In this exercise, return the whole listing exactly, excluding any images.
***** RAW DATA
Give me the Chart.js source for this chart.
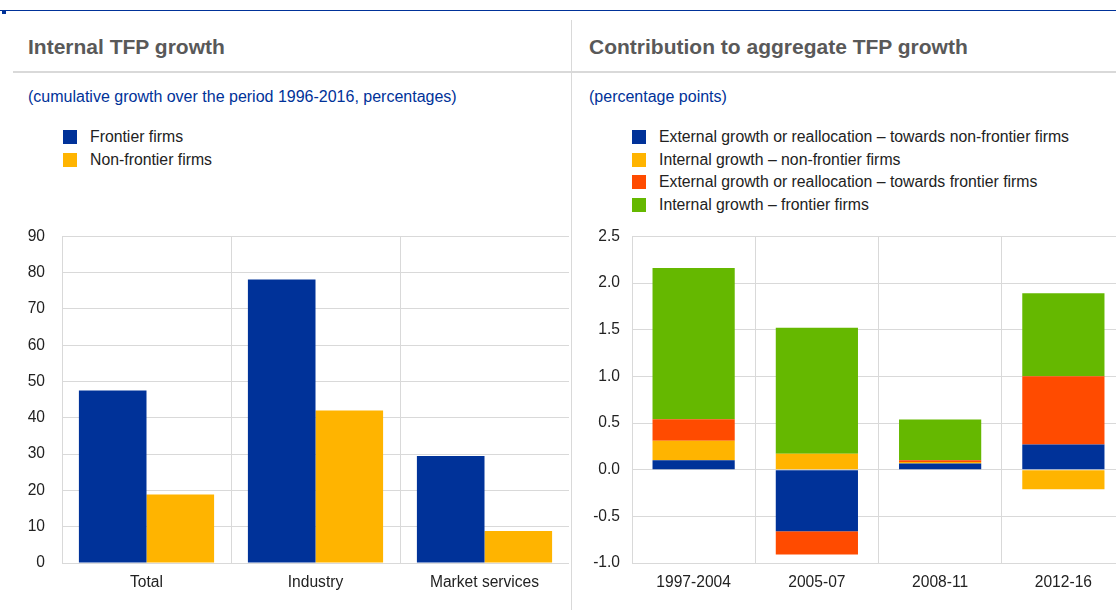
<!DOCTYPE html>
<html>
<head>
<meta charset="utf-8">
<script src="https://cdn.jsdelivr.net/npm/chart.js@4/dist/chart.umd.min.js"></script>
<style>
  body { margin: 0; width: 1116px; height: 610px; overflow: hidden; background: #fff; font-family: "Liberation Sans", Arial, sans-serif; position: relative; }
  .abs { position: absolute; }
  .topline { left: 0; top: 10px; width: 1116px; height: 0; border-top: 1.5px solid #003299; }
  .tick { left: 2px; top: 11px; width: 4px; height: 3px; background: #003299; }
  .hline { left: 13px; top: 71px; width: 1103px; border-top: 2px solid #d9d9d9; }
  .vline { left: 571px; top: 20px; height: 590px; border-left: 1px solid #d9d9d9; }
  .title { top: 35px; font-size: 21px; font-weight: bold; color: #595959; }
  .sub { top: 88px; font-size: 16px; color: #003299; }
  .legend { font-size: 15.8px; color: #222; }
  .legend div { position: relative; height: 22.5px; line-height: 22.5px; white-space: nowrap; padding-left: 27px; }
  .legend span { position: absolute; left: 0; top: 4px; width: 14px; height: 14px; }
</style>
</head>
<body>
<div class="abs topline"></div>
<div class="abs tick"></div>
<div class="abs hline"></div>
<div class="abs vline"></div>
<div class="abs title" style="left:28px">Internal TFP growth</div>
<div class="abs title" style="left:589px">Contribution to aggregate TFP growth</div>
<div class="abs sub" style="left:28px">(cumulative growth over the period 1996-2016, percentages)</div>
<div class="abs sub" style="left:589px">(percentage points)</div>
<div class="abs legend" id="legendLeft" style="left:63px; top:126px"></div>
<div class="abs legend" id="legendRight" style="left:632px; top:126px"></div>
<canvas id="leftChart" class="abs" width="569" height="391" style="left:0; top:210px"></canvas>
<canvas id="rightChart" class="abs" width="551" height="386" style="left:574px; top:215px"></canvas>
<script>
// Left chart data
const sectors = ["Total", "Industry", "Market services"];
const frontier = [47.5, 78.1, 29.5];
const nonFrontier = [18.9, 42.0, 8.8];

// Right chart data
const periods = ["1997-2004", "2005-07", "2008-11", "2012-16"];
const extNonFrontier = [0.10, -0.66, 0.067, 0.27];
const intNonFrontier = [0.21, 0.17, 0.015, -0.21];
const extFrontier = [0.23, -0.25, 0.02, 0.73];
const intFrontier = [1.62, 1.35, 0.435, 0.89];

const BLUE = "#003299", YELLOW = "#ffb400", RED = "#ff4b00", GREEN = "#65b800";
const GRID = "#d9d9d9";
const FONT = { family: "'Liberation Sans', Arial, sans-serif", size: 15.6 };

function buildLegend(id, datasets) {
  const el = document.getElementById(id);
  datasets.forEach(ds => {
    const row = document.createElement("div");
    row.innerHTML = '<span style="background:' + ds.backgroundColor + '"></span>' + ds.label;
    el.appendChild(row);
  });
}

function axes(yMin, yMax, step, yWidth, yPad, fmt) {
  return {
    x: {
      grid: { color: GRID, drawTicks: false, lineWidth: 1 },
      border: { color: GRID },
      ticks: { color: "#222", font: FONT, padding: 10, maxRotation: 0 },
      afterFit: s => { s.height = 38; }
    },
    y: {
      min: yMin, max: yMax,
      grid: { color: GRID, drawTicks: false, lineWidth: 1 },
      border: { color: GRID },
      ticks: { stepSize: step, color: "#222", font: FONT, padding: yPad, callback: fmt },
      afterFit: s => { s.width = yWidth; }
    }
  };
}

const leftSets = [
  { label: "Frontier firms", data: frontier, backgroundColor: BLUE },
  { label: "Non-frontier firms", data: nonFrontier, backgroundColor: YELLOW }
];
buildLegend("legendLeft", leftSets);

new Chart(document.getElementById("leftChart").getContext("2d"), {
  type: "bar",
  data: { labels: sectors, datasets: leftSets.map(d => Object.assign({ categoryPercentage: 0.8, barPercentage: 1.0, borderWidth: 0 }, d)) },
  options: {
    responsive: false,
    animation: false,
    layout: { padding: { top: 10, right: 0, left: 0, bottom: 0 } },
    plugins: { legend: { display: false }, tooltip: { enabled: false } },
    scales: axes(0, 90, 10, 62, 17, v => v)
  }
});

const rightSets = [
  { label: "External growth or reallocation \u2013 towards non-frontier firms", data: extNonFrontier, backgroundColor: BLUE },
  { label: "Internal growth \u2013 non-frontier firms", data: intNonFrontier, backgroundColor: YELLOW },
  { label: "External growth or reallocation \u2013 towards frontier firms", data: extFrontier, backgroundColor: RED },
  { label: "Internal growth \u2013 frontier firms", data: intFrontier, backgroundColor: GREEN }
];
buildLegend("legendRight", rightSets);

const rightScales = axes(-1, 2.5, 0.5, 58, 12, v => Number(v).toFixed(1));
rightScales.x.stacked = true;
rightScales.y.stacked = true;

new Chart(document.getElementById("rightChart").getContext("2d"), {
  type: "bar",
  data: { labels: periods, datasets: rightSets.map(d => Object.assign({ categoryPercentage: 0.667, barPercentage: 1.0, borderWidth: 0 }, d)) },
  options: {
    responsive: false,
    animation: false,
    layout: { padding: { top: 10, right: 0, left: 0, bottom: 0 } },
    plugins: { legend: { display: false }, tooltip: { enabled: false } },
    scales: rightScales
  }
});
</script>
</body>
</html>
**********
### WRITTEN SOLUTION
Give me the Chart.js source for this chart.
<!DOCTYPE html>
<html>
<head>
<meta charset="utf-8">
<script src="https://cdn.jsdelivr.net/npm/chart.js@4/dist/chart.umd.min.js"></script>
<style>
  body { margin: 0; width: 1116px; height: 610px; overflow: hidden; background: #fff; font-family: "Liberation Sans", Arial, sans-serif; position: relative; }
  .abs { position: absolute; }
  .topline { left: 0; top: 10px; width: 1116px; height: 0; border-top: 1.5px solid #003299; }
  .tick { left: 2px; top: 11px; width: 4px; height: 3px; background: #003299; }
  .hline { left: 13px; top: 71px; width: 1103px; border-top: 2px solid #d9d9d9; }
  .vline { left: 571px; top: 20px; height: 590px; border-left: 1px solid #d9d9d9; }
  .title { top: 35px; font-size: 21px; font-weight: bold; color: #595959; }
  .sub { top: 88px; font-size: 16px; color: #003299; }
  .legend { font-size: 15.8px; color: #222; }
  .legend div { position: relative; height: 22.5px; line-height: 22.5px; white-space: nowrap; padding-left: 27px; }
  .legend span { position: absolute; left: 0; top: 4px; width: 14px; height: 14px; }
</style>
</head>
<body>
<div class="abs topline"></div>
<div class="abs tick"></div>
<div class="abs hline"></div>
<div class="abs vline"></div>
<div class="abs title" style="left:28px">Internal TFP growth</div>
<div class="abs title" style="left:589px">Contribution to aggregate TFP growth</div>
<div class="abs sub" style="left:28px">(cumulative growth over the period 1996-2016, percentages)</div>
<div class="abs sub" style="left:589px">(percentage points)</div>
<div class="abs legend" id="legendLeft" style="left:63px; top:126px"></div>
<div class="abs legend" id="legendRight" style="left:632px; top:126px"></div>
<canvas id="leftChart" class="abs" width="569" height="391" style="left:0; top:210px"></canvas>
<canvas id="rightChart" class="abs" width="551" height="386" style="left:574px; top:215px"></canvas>
<script>
// Left chart data
const sectors = ["Total", "Industry", "Market services"];
const frontier = [47.5, 78.1, 29.5];
const nonFrontier = [18.9, 42.0, 8.8];

// Right chart data
const periods = ["1997-2004", "2005-07", "2008-11", "2012-16"];
const extNonFrontier = [0.10, -0.66, 0.067, 0.27];
const intNonFrontier = [0.21, 0.17, 0.015, -0.21];
const extFrontier = [0.23, -0.25, 0.02, 0.73];
const intFrontier = [1.62, 1.35, 0.435, 0.89];

const BLUE = "#003299", YELLOW = "#ffb400", RED = "#ff4b00", GREEN = "#65b800";
const GRID = "#d9d9d9";
const FONT = { family: "'Liberation Sans', Arial, sans-serif", size: 15.6 };

function buildLegend(id, datasets) {
  const el = document.getElementById(id);
  datasets.forEach(ds => {
    const row = document.createElement("div");
    row.innerHTML = '<span style="background:' + ds.backgroundColor + '"></span>' + ds.label;
    el.appendChild(row);
  });
}

function axes(yMin, yMax, step, yWidth, yPad, fmt) {
  return {
    x: {
      grid: { color: GRID, drawTicks: false, lineWidth: 1 },
      border: { color: GRID },
      ticks: { color: "#222", font: FONT, padding: 10, maxRotation: 0 },
      afterFit: s => { s.height = 38; }
    },
    y: {
      min: yMin, max: yMax,
      grid: { color: GRID, drawTicks: false, lineWidth: 1 },
      border: { color: GRID },
      ticks: { stepSize: step, color: "#222", font: FONT, padding: yPad, callback: fmt },
      afterFit: s => { s.width = yWidth; }
    }
  };
}

const leftSets = [
  { label: "Frontier firms", data: frontier, backgroundColor: BLUE },
  { label: "Non-frontier firms", data: nonFrontier, backgroundColor: YELLOW }
];
buildLegend("legendLeft", leftSets);

new Chart(document.getElementById("leftChart").getContext("2d"), {
  type: "bar",
  data: { labels: sectors, datasets: leftSets.map(d => Object.assign({ categoryPercentage: 0.8, barPercentage: 1.0, borderWidth: 0 }, d)) },
  options: {
    responsive: false,
    animation: false,
    layout: { padding: { top: 10, right: 0, left: 0, bottom: 0 } },
    plugins: { legend: { display: false }, tooltip: { enabled: false } },
    scales: axes(0, 90, 10, 62, 17, v => v)
  }
});

const rightSets = [
  { label: "External growth or reallocation \u2013 towards non-frontier firms", data: extNonFrontier, backgroundColor: BLUE },
  { label: "Internal growth \u2013 non-frontier firms", data: intNonFrontier, backgroundColor: YELLOW },
  { label: "External growth or reallocation \u2013 towards frontier firms", data: extFrontier, backgroundColor: RED },
  { label: "Internal growth \u2013 frontier firms", data: intFrontier, backgroundColor: GREEN }
];
buildLegend("legendRight", rightSets);

const rightScales = axes(-1, 2.5, 0.5, 58, 12, v => Number(v).toFixed(1));
rightScales.x.stacked = true;
rightScales.y.stacked = true;

new Chart(document.getElementById("rightChart").getContext("2d"), {
  type: "bar",
  data: { labels: periods, datasets: rightSets.map(d => Object.assign({ categoryPercentage: 0.667, barPercentage: 1.0, borderWidth: 0 }, d)) },
  options: {
    responsive: false,
    animation: false,
    layout: { padding: { top: 10, right: 0, left: 0, bottom: 0 } },
    plugins: { legend: { display: false }, tooltip: { enabled: false } },
    scales: rightScales
  }
});
</script>
</body>
</html>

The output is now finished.